Post Time:May 10,2009Classify:Industry NewsView:307

The winter season of 2009-10 would be decisive for the glass industry, as it would decide either there would be any glass production in the country in future. The glass industry has suffered badly in the last four years due to suspension of gas supply, said Pakistan Glass Manufacturers Association Chairman, Tariq Baig in an interview with Daily Times on Friday.

He said that the supply of gas by the SNGPL is halted as soon the winter starts thus leaving no choice for the glass producers but to close their units. He said that all other industries including textile can survive without gas but the glass industry is totally different from them.

Baig said that while manufacturing glass products, the furnace is heated at 1,500 degree centigrade and without gas it is not possible to light furnace. "Gas is not our raw material, as it is in fertiliser sector but it is basic input in producing glass products," he said.

"One furnace costs at least Rs 200 million and as soon temperature drops, the furnace collapses," he said adding that each industry had more than three furnaces but now the count has decreased to one to two. "Earlier there were more than 20 units but now the count has dropped less than 10," he said.

Ghani said that total investment in the sector is estimated to be more than Rs 18 billion and in the couple of years, the sector produced glass products worth Rs 15 billion.

"However, with the closure of gas, the production dropps by more than 50 percent," the chairman said.
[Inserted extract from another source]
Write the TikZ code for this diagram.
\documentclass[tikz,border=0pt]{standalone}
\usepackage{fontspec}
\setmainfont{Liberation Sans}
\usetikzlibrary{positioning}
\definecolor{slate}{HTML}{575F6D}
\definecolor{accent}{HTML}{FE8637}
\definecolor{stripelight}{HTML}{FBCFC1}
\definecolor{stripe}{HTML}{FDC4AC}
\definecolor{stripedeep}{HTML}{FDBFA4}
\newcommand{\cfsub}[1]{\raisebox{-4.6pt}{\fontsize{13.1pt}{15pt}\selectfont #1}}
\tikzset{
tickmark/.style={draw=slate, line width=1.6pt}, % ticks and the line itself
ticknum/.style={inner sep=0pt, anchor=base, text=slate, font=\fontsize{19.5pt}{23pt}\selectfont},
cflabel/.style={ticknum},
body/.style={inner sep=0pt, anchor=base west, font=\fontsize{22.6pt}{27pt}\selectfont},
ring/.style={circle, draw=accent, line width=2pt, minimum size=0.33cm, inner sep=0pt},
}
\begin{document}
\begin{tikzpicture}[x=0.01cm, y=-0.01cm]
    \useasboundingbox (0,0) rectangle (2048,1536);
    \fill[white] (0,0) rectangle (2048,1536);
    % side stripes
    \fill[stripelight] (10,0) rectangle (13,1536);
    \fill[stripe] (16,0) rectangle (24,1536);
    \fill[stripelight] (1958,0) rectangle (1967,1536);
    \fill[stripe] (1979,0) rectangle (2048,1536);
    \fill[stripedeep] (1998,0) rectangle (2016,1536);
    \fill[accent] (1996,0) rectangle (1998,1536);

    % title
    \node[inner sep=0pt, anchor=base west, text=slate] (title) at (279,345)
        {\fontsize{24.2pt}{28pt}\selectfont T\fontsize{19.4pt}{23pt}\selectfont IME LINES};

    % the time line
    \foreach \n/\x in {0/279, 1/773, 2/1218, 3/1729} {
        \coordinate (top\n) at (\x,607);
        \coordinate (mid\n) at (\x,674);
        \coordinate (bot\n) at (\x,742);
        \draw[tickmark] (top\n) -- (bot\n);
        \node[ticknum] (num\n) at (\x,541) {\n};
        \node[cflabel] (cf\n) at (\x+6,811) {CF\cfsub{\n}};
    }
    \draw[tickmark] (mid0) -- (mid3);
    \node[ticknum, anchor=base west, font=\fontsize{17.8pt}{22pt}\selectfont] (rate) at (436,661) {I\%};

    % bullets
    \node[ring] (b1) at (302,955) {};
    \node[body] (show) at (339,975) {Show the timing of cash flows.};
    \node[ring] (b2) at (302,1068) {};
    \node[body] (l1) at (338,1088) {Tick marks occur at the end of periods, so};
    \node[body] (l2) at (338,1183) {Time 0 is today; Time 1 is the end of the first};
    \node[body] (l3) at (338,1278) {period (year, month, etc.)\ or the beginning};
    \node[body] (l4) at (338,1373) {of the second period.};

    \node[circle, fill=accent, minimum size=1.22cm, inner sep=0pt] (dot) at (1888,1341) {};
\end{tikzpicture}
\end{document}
The production capacity of glass products ranges between 100 tonnes to 200 tonnes per day. Out of the total 16 units, around 73 percent are situated in Punjab, 19 percent in North West Frontier Province (NWFP), 5 percent in Sindh and 3 percent in Balochistan. The gas supply in Punjab and NWFP has been severely disturbed in the last five years thus leaving no choice for the industry but to close down or reduce its production.

He said that glass industry converts minerals like silica sand and soda ash (worth Rs 1,500/tonnes) into high valued products in the range of Rs 30,000 to Rs 45,000/tonnes. "All the raw material is cheaper and easily available but only gas is scarce item and makes the whole production expensive," Ghani said adding that despite the fact sector is also contributing toward import substitution through saving millions of rupees by producing high and low quality glass products but even then the authorities are not ready to give leverage to the sector.
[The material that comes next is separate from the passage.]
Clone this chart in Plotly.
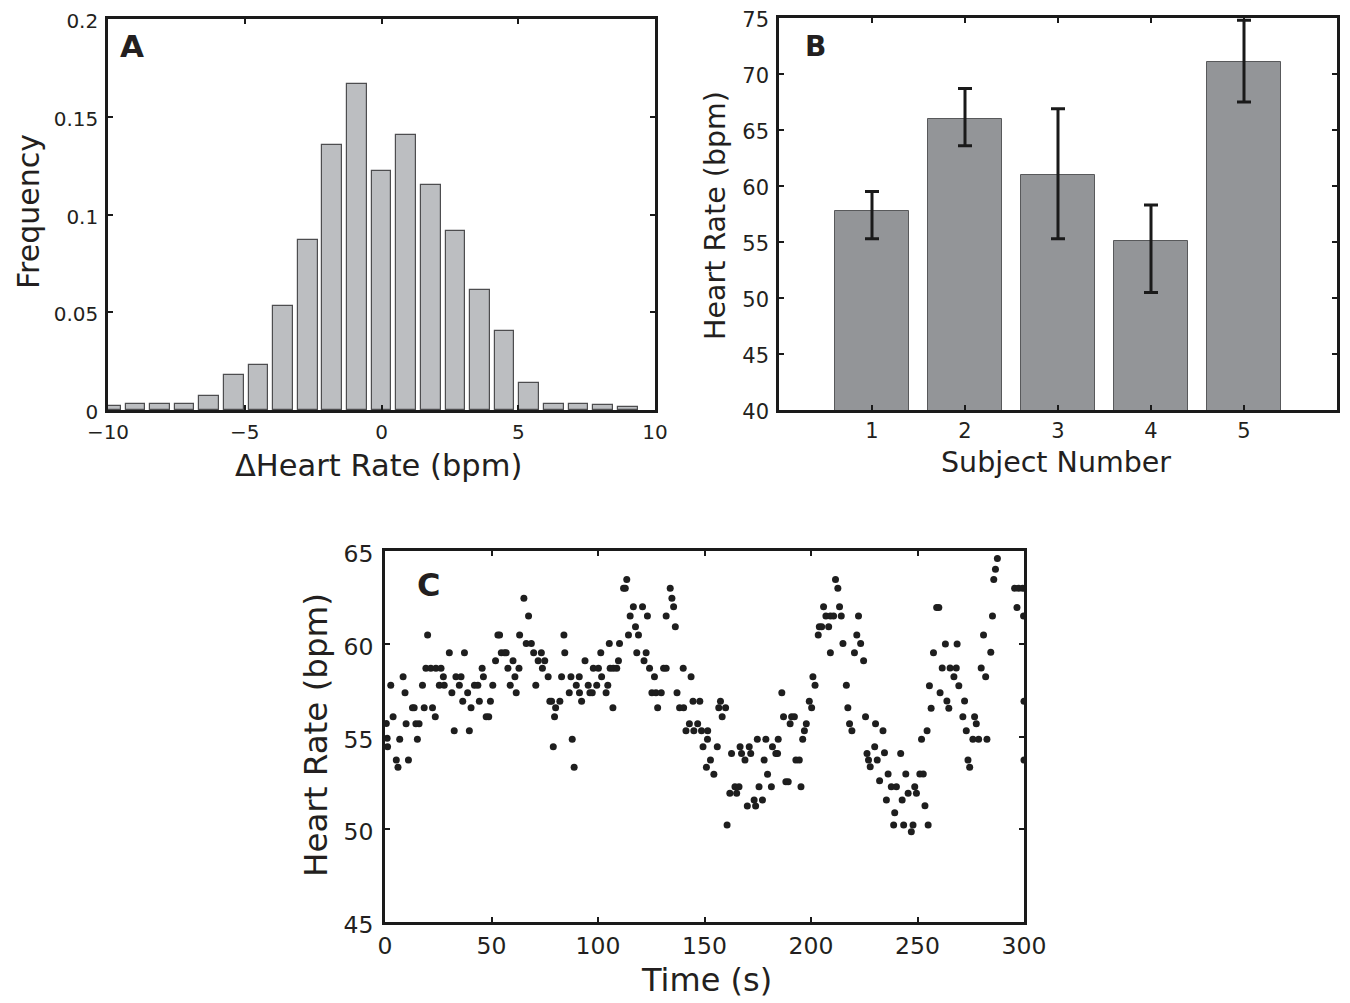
import plotly.graph_objects as go

W, H = 1350, 1003
OFF = 8  # the page body adds an 8px margin around the figure

# ---------------- Panel A data: histogram of heart-rate differences ----------------
delta_hr_centers = [-9.9, -9.0, -8.1, -7.2, -6.3, -5.4, -4.5, -3.6, -2.7, -1.8, -0.9,
                    0.0, 0.9, 1.8, 2.7, 3.6, 4.5, 5.4, 6.3, 7.2, 8.1, 9.0]
delta_hr_freq = [0.002, 0.003, 0.003, 0.003, 0.0073, 0.0177, 0.0232, 0.053, 0.087, 0.1356, 0.167,
                 0.122, 0.1406, 0.115, 0.0914, 0.0613, 0.0406, 0.0136, 0.0032, 0.0032, 0.0025, 0.0016]
a_xticks = [-10, -5, 0, 5, 10]
a_yticks = [0, 0.05, 0.1, 0.15, 0.2]
a_yticklabels = ["0", "0.05", "0.1", "0.15", "0.2"]

# ---------------- Panel B data: mean heart rate per subject ----------------
subjects = [1, 2, 3, 4, 5]
mean_hr = [57.8, 66.0, 61.0, 55.1, 71.1]
err_plus = [1.7, 2.7, 5.9, 3.2, 3.7]
err_minus = [2.5, 2.4, 5.7, 4.6, 3.6]
b_yticks = [40, 45, 50, 55, 60, 65, 70, 75]

# ---------------- Panel C data: heart rate over time ----------------
time_s = [
    0.6, 1.0, 1.2, 2.7, 3.8, 5.3, 6.1, 6.9, 8.5, 9.4, 9.9, 11.0, 12.9, 13.7, 14.5, 15.2, 16.0,
    17.6, 18.4, 19.2, 20.0, 21.5, 22.3, 23.6, 23.9, 25.5, 26.3, 27.4, 27.8, 30.2, 31.4, 32.5,
    33.3, 34.9, 35.7, 36.5, 37.3, 38.8, 39.6, 40.4, 42.0, 43.6, 44.3, 45.6, 46.2, 47.5, 48.7,
    49.5, 50.6, 51.9, 53.0, 53.8, 54.6, 56.1, 56.9, 57.7, 58.8, 60.1, 61.0, 61.6, 62.9, 63.2,
    65.2, 66.3, 67.4, 68.7, 69.8, 70.8, 71.9, 73.4, 73.9, 75.0, 76.6, 77.4,
    78.2, 79.0, 79.6, 80.1, 82.1, 82.9, 84.0, 84.4, 86.5, 87.3, 87.9, 88.8, 89.8, 91.2, 91.3,
    92.3, 93.9, 95.4, 96.2, 97.3, 97.8, 99.4, 100.2, 101.3, 101.7, 103.8, 104.6, 105.3, 105.7,
    107.0, 107.2, 108.8, 109.6, 110.1, 112.0, 112.8, 113.5, 114.3, 115.1, 116.6, 117.6, 118.2,
    119.0, 120.9, 121.6, 122.6, 123.2, 124.2, 125.3, 126.5, 127.2, 128.0, 129.7, 130.8, 132.0,
    132.0, 133.9, 134.7, 135.5, 136.3, 137.1, 138.3, 140.0, 140.2, 141.3, 142.9, 143.7, 144.6,
    145.0, 146.8, 147.8, 148.6, 149.3, 150.9, 151.4, 151.5, 152.8,
    154.4, 156.0, 156.7, 157.5, 158.3, 159.9, 160.6, 161.9, 162.7, 164.3, 165.1, 166.2, 166.7,
    167.4, 169.0, 170.1, 171.0, 171.7, 173.3, 174.0, 174.8, 175.6, 177.2, 178.0, 178.8, 179.6,
    181.4, 181.9, 183.5, 184.3, 184.6, 186.3, 187.1, 188.2, 189.3, 190.2, 190.9, 192.2, 192.9,
    194.5, 195.3, 196.1, 196.9, 197.8, 199.2, 200.3, 200.9, 201.9, 203.4, 203.9, 205.0, 205.9,
    207.0, 208.3, 209.1, 209.1, 210.6, 211.5, 212.6, 213.4, 214.2, 215.0, 216.6, 217.3, 218.1,
    219.2, 220.4, 221.5, 222.3, 223.3, 224.7, 225.6, 226.3, 227.0, 227.8,
    229.9, 230.3, 231.1, 232.2, 233.8, 234.5, 235.4, 236.2, 237.7, 238.8, 239.3, 240.1, 242.1,
    242.8, 243.5, 244.5, 245.6, 247.1, 247.9, 248.7, 249.5, 251.1, 251.9, 252.7, 253.5, 254.5,
    255.0, 255.6, 256.4, 257.5, 259.0, 260.0, 260.6, 261.6, 263.1, 263.8, 264.7, 265.3, 267.1,
    268.2, 268.6, 269.4, 271.3, 272.1, 272.9, 273.7, 274.5, 276.0, 276.8, 277.6, 278.7, 279.9,
    281.0, 282.0, 282.6, 284.4, 285.2, 285.8, 286.6, 287.5, 295.6, 296.7, 297.5, 299.4, 299.8,
    300.0, 300.0,
]
heart_rate_bpm = [
    55.7, 54.9, 54.45, 57.76, 56.07, 53.73, 53.34, 54.85, 58.22, 57.36, 55.69, 53.73, 56.55, 56.55, 55.69, 54.85, 55.69,
    57.76, 56.55, 58.68, 60.47, 58.68, 56.55, 56.07, 58.68, 57.76, 58.68, 58.22, 57.76, 59.52, 57.36, 55.31,
    58.22, 57.76, 58.22, 56.9, 59.52, 57.36, 55.31, 56.55, 57.76, 57.76, 56.9, 58.68, 58.22, 56.07, 56.07,
    56.9, 57.76, 59.09, 60.47, 60.47, 59.52, 59.52, 59.52, 58.68, 57.76, 59.09, 58.22, 57.36, 58.68, 60.47,
    62.45, 60.02, 61.5, 60.02, 59.52, 57.76, 59.09, 59.52, 58.68, 59.09, 58.22, 56.9,
    56.9, 54.45, 56.07, 56.55, 56.9, 58.22, 60.47, 59.52, 57.36, 58.22, 54.85, 53.34, 57.76, 58.22, 57.36,
    56.9, 59.09, 57.76, 57.36, 57.36, 58.68, 57.76, 58.68, 59.52, 58.22, 57.36, 57.76, 60.02, 58.68,
    56.55, 58.68, 58.68, 59.09, 60.02, 62.99, 62.99, 63.47, 60.47, 61.5, 62.0, 60.92, 59.52,
    60.47, 62.0, 59.09, 59.52, 61.5, 58.68, 57.36, 58.22, 57.36, 56.55, 57.36, 58.68, 58.68,
    61.5, 62.99, 62.45, 62.0, 60.92, 57.36, 56.55, 58.68, 56.55, 55.31, 55.69, 58.22, 56.9,
    55.31, 55.69, 56.9, 55.31, 54.45, 53.34, 54.85, 55.31, 53.73,
    52.96, 54.45, 56.55, 56.9, 56.07, 56.55, 50.23, 51.94, 54.09, 52.29, 51.94, 52.29, 54.45,
    54.09, 53.73, 51.25, 54.45, 54.09, 51.58, 51.25, 54.85, 52.29, 51.58, 53.73, 54.85, 52.96,
    52.29, 54.45, 54.09, 54.09, 54.85, 57.36, 56.07, 52.56, 52.56, 55.69, 56.07, 56.07, 53.73,
    53.73, 52.29, 54.85, 55.31, 55.69, 56.9, 56.55, 58.22, 57.76, 60.47, 60.92, 60.92, 62.0,
    61.5, 60.92, 61.5, 59.52, 61.5, 63.47, 62.99, 62.0, 61.5, 60.02, 57.76, 56.55, 55.69,
    55.31, 59.52, 60.47, 61.5, 60.02, 59.09, 56.07, 54.09, 53.73, 53.37,
    54.45, 55.69, 53.73, 52.62, 55.31, 54.13, 51.58, 52.98, 52.29, 50.23, 50.89, 52.29, 54.09,
    51.58, 50.23, 52.98, 51.94, 49.87, 50.23, 52.29, 51.94, 52.98, 54.85, 52.98, 51.27, 55.31,
    50.23, 57.74, 56.52, 59.52, 61.96, 61.96, 57.36, 58.69, 59.99, 56.91, 56.52, 58.69, 58.22,
    58.69, 59.99, 57.74, 56.07, 56.91, 55.31, 53.73, 53.34, 54.85, 56.07, 55.69, 54.85, 58.69,
    60.47, 58.22, 54.85, 59.54, 61.5, 63.47, 64.01, 64.6, 62.99, 61.96, 62.99, 62.99, 61.5,
    56.9, 53.73,
]
c_xticks = [0, 50, 100, 150, 200, 250, 300]
c_yticks = [45, 50, 55, 60, 65]

# ---------------- styling ----------------
FONT = "DejaVu Sans, Liberation Sans, Arial, sans-serif"
TXT = "#231f20"
LINE = "#1a1a1a"


def px_x(x):
    return (x - OFF) / W


def px_y(y):
    return 1 - (y - OFF) / H


def axis(domain, rng, tickvals, size, ticktext=None, standoff=4, shift=0):
    d = dict(
        domain=domain, range=rng, tickmode="array", tickvals=tickvals,
        showline=True, linewidth=2.6, linecolor=LINE, mirror="ticks",
        ticks="inside", ticklen=5, tickwidth=2, tickcolor=LINE,
        showgrid=False, zeroline=False, fixedrange=True, automargin=False,
        tickfont=dict(family=FONT, size=size, color=TXT),
        ticklabelstandoff=standoff, ticklabelshift=shift, ticklabeloverflow="allow",
    )
    if ticktext is not None:
        d["ticktext"] = ticktext
    return d


fig = go.Figure()

fig.add_trace(go.Bar(
    x=delta_hr_centers, y=delta_hr_freq, width=0.72,
    marker=dict(color="#bcbec1", line=dict(color="#4d4d4f", width=1.2)),
    xaxis="x", yaxis="y", hoverinfo="x+y",
))

fig.add_trace(go.Bar(
    x=subjects, y=mean_hr, width=0.8,
    marker=dict(color="#939598", line=dict(color="#58595b", width=1)),
    error_y=dict(type="data", symmetric=False, array=err_plus, arrayminus=err_minus,
                 thickness=3, width=7, color=LINE),
    xaxis="x2", yaxis="y2",
))

fig.add_trace(go.Scatter(
    x=time_s, y=heart_rate_bpm, mode="markers",
    marker=dict(color="#1e1e1e", size=7, line=dict(width=0)),
    xaxis="x3", yaxis="y3", cliponaxis=True,
))

fig.update_layout(
    template="none",
    width=W, height=H,
    margin=dict(l=0, r=0, t=0, b=0, pad=0, autoexpand=False),
    paper_bgcolor="white", plot_bgcolor="white",
    showlegend=False, bargap=0,
    font=dict(family=FONT, color=TXT),
    xaxis=axis([px_x(108), px_x(655)], [-10, 10], a_xticks, 20, standoff=2),
    yaxis=axis([px_y(410), px_y(19)], [0, 0.2], a_yticks, 20, a_yticklabels, standoff=3, shift=2),
    xaxis2=axis([px_x(779), px_x(1337)], [0, 6], subjects, 21, standoff=0),
    yaxis2=axis([px_y(410), px_y(18)], [40, 75], b_yticks, 21, standoff=3, shift=2),
    xaxis3=axis([px_x(385), px_x(1024)], [0, 300], c_xticks, 23.5, standoff=1),
    yaxis3=axis([px_y(922), px_y(551)], [45, 65], c_yticks, 23.5, standoff=4, shift=3),
)
fig.update_layout(
    xaxis=dict(anchor="y"), yaxis=dict(anchor="x"),
    xaxis2=dict(anchor="y2"), yaxis2=dict(anchor="x2"),
    xaxis3=dict(anchor="y3"), yaxis3=dict(anchor="x3"),
)


def note(text, x, y, size, bold=False, angle=0):
    fig.add_annotation(
        text=f"<b>{text}</b>" if bold else text,
        x=px_x(x), y=px_y(y), xref="paper", yref="paper",
        xanchor="center", yanchor="middle", showarrow=False, textangle=angle,
        font=dict(family=FONT, size=size, color=TXT),
    )


note("A", 132, 46, 31, bold=True)
note("B", 815, 47, 28, bold=True)
note("C", 428, 585, 32, bold=True)

note("ΔHeart Rate (bpm)", 379, 465, 30.5)
note("Frequency", 28, 212, 30, angle=-90)
note("Subject Number", 1056, 462, 28.5)
note("Heart Rate (bpm)", 716, 216, 28.5, angle=-90)
note("Time (s)", 706, 980, 32)
note("Heart Rate (bpm)", 316, 735, 32.5, angle=-90)

fig.write_html("out.html")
He said demand for glassware has shown a rising trend due to the increase in population and to rising income among the buying segment of the population. The production of tableware stands at 30,000 tonnes annually while the demand has increased to 35,000 tonnes. He said that the gap in demand and supply is met through the import of high quality glassware items that are currently not manufactured in the country.

He said that high production costs in Pakistan are a major obstacle preventing glassmakers from being competitive in the international market. He said that if the industry is only given smooth supply of gas then the manufacturers have the ability to compete any country. "I am not asking for subsidy or support, all I need is smooth unabated supply of gas in the winters and if we don´t get it this year then there would be no glass production from the next year," he lamented. He said that the government will lose billions of rupees in lost revenue and lost jobs, while our consumers will spend foreign exchange to import glass products.